→ Information provided:
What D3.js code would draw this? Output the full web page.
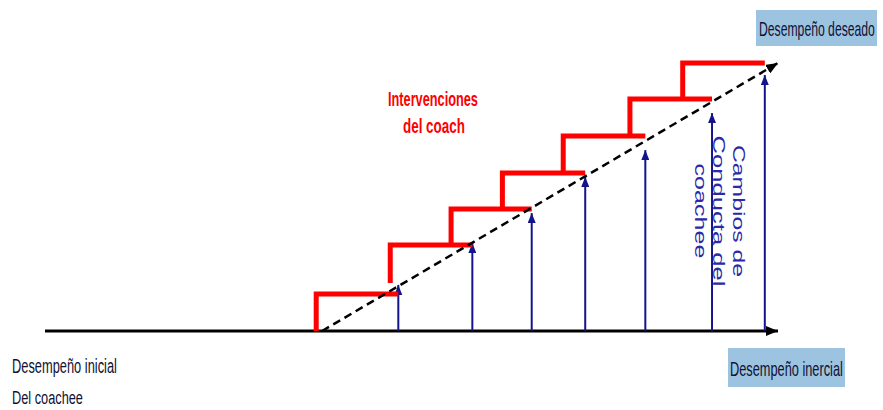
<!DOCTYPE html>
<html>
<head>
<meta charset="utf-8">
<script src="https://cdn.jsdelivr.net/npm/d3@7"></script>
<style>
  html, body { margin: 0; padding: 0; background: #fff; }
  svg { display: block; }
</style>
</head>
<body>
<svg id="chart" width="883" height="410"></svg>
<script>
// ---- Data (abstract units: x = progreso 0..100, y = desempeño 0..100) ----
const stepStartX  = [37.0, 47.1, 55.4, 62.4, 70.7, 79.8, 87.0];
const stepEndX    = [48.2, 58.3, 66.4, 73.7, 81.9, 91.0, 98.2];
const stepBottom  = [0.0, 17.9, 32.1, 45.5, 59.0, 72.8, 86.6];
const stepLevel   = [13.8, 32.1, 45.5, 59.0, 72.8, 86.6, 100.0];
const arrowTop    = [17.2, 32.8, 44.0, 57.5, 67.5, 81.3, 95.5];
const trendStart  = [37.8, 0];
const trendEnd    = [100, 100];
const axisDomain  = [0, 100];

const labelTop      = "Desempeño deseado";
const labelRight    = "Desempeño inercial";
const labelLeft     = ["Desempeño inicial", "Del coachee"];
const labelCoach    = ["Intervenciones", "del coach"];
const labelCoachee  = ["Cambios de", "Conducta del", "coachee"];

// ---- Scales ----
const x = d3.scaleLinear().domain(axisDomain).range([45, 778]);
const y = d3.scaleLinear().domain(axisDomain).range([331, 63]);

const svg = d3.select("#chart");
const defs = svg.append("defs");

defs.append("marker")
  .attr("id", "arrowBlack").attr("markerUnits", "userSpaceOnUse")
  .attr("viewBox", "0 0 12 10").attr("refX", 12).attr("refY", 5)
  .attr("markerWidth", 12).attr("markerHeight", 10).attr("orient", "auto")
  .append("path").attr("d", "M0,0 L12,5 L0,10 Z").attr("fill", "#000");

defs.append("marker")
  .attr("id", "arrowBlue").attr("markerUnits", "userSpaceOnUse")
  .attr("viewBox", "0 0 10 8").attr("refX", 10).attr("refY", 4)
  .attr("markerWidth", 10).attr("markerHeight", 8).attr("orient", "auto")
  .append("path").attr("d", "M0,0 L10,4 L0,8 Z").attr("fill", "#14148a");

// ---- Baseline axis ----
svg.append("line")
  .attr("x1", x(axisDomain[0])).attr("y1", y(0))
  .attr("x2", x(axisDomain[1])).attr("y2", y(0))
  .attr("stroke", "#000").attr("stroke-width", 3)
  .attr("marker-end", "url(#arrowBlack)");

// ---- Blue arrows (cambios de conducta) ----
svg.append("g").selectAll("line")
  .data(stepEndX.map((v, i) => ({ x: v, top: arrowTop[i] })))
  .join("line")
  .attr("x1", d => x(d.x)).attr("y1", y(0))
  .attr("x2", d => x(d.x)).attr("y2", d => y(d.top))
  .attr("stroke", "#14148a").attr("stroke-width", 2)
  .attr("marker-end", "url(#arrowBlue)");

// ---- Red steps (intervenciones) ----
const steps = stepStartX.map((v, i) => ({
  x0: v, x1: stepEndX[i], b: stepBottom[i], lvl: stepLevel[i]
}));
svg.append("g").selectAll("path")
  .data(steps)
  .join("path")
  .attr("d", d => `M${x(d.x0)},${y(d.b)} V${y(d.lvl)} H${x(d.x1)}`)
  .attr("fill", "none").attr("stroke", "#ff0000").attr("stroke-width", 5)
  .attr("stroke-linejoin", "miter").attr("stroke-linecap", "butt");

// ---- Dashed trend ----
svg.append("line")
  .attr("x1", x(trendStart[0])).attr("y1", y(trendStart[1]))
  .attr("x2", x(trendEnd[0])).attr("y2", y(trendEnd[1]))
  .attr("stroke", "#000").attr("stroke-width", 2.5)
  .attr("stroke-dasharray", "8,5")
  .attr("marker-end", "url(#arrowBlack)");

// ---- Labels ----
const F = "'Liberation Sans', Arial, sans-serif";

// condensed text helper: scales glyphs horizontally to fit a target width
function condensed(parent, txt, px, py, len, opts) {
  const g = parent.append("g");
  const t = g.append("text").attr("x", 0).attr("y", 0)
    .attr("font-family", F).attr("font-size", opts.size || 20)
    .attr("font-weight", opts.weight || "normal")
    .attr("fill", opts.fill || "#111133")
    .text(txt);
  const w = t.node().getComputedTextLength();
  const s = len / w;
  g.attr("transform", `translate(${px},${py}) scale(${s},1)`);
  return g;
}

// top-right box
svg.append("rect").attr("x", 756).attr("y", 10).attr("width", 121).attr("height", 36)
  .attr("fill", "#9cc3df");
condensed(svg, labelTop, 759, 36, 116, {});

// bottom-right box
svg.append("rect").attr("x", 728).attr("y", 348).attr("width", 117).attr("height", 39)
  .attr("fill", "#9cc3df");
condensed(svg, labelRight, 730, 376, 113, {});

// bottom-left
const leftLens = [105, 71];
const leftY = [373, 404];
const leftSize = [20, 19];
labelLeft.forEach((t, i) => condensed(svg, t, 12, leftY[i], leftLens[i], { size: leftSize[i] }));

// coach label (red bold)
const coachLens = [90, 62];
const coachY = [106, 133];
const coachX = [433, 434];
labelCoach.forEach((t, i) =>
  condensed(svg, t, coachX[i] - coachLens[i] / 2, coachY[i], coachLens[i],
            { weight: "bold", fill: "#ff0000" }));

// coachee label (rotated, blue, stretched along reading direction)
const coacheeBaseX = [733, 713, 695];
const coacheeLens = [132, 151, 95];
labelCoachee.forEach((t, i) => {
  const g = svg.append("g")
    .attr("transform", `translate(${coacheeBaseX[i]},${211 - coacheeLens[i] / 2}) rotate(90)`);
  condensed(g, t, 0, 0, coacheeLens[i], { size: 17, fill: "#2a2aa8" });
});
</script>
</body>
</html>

→ Exercise directions: Go through the data above and transcribe it in full, omitting any image.

→ Result for this task:
What D3.js code would draw this? Output the full web page.
<!DOCTYPE html>
<html>
<head>
<meta charset="utf-8">
<script src="https://cdn.jsdelivr.net/npm/d3@7"></script>
<style>
  html, body { margin: 0; padding: 0; background: #fff; }
  svg { display: block; }
</style>
</head>
<body>
<svg id="chart" width="883" height="410"></svg>
<script>
// ---- Data (abstract units: x = progreso 0..100, y = desempeño 0..100) ----
const stepStartX  = [37.0, 47.1, 55.4, 62.4, 70.7, 79.8, 87.0];
const stepEndX    = [48.2, 58.3, 66.4, 73.7, 81.9, 91.0, 98.2];
const stepBottom  = [0.0, 17.9, 32.1, 45.5, 59.0, 72.8, 86.6];
const stepLevel   = [13.8, 32.1, 45.5, 59.0, 72.8, 86.6, 100.0];
const arrowTop    = [17.2, 32.8, 44.0, 57.5, 67.5, 81.3, 95.5];
const trendStart  = [37.8, 0];
const trendEnd    = [100, 100];
const axisDomain  = [0, 100];

const labelTop      = "Desempeño deseado";
const labelRight    = "Desempeño inercial";
const labelLeft     = ["Desempeño inicial", "Del coachee"];
const labelCoach    = ["Intervenciones", "del coach"];
const labelCoachee  = ["Cambios de", "Conducta del", "coachee"];

// ---- Scales ----
const x = d3.scaleLinear().domain(axisDomain).range([45, 778]);
const y = d3.scaleLinear().domain(axisDomain).range([331, 63]);

const svg = d3.select("#chart");
const defs = svg.append("defs");

defs.append("marker")
  .attr("id", "arrowBlack").attr("markerUnits", "userSpaceOnUse")
  .attr("viewBox", "0 0 12 10").attr("refX", 12).attr("refY", 5)
  .attr("markerWidth", 12).attr("markerHeight", 10).attr("orient", "auto")
  .append("path").attr("d", "M0,0 L12,5 L0,10 Z").attr("fill", "#000");

defs.append("marker")
  .attr("id", "arrowBlue").attr("markerUnits", "userSpaceOnUse")
  .attr("viewBox", "0 0 10 8").attr("refX", 10).attr("refY", 4)
  .attr("markerWidth", 10).attr("markerHeight", 8).attr("orient", "auto")
  .append("path").attr("d", "M0,0 L10,4 L0,8 Z").attr("fill", "#14148a");

// ---- Baseline axis ----
svg.append("line")
  .attr("x1", x(axisDomain[0])).attr("y1", y(0))
  .attr("x2", x(axisDomain[1])).attr("y2", y(0))
  .attr("stroke", "#000").attr("stroke-width", 3)
  .attr("marker-end", "url(#arrowBlack)");

// ---- Blue arrows (cambios de conducta) ----
svg.append("g").selectAll("line")
  .data(stepEndX.map((v, i) => ({ x: v, top: arrowTop[i] })))
  .join("line")
  .attr("x1", d => x(d.x)).attr("y1", y(0))
  .attr("x2", d => x(d.x)).attr("y2", d => y(d.top))
  .attr("stroke", "#14148a").attr("stroke-width", 2)
  .attr("marker-end", "url(#arrowBlue)");

// ---- Red steps (intervenciones) ----
const steps = stepStartX.map((v, i) => ({
  x0: v, x1: stepEndX[i], b: stepBottom[i], lvl: stepLevel[i]
}));
svg.append("g").selectAll("path")
  .data(steps)
  .join("path")
  .attr("d", d => `M${x(d.x0)},${y(d.b)} V${y(d.lvl)} H${x(d.x1)}`)
  .attr("fill", "none").attr("stroke", "#ff0000").attr("stroke-width", 5)
  .attr("stroke-linejoin", "miter").attr("stroke-linecap", "butt");

// ---- Dashed trend ----
svg.append("line")
  .attr("x1", x(trendStart[0])).attr("y1", y(trendStart[1]))
  .attr("x2", x(trendEnd[0])).attr("y2", y(trendEnd[1]))
  .attr("stroke", "#000").attr("stroke-width", 2.5)
  .attr("stroke-dasharray", "8,5")
  .attr("marker-end", "url(#arrowBlack)");

// ---- Labels ----
const F = "'Liberation Sans', Arial, sans-serif";

// condensed text helper: scales glyphs horizontally to fit a target width
function condensed(parent, txt, px, py, len, opts) {
  const g = parent.append("g");
  const t = g.append("text").attr("x", 0).attr("y", 0)
    .attr("font-family", F).attr("font-size", opts.size || 20)
    .attr("font-weight", opts.weight || "normal")
    .attr("fill", opts.fill || "#111133")
    .text(txt);
  const w = t.node().getComputedTextLength();
  const s = len / w;
  g.attr("transform", `translate(${px},${py}) scale(${s},1)`);
  return g;
}

// top-right box
svg.append("rect").attr("x", 756).attr("y", 10).attr("width", 121).attr("height", 36)
  .attr("fill", "#9cc3df");
condensed(svg, labelTop, 759, 36, 116, {});

// bottom-right box
svg.append("rect").attr("x", 728).attr("y", 348).attr("width", 117).attr("height", 39)
  .attr("fill", "#9cc3df");
condensed(svg, labelRight, 730, 376, 113, {});

// bottom-left
const leftLens = [105, 71];
const leftY = [373, 404];
const leftSize = [20, 19];
labelLeft.forEach((t, i) => condensed(svg, t, 12, leftY[i], leftLens[i], { size: leftSize[i] }));

// coach label (red bold)
const coachLens = [90, 62];
const coachY = [106, 133];
const coachX = [433, 434];
labelCoach.forEach((t, i) =>
  condensed(svg, t, coachX[i] - coachLens[i] / 2, coachY[i], coachLens[i],
            { weight: "bold", fill: "#ff0000" }));

// coachee label (rotated, blue, stretched along reading direction)
const coacheeBaseX = [733, 713, 695];
const coacheeLens = [132, 151, 95];
labelCoachee.forEach((t, i) => {
  const g = svg.append("g")
    .attr("transform", `translate(${coacheeBaseX[i]},${211 - coacheeLens[i] / 2}) rotate(90)`);
  condensed(g, t, 0, 0, coacheeLens[i], { size: 17, fill: "#2a2aa8" });
});
</script>
</body>
</html>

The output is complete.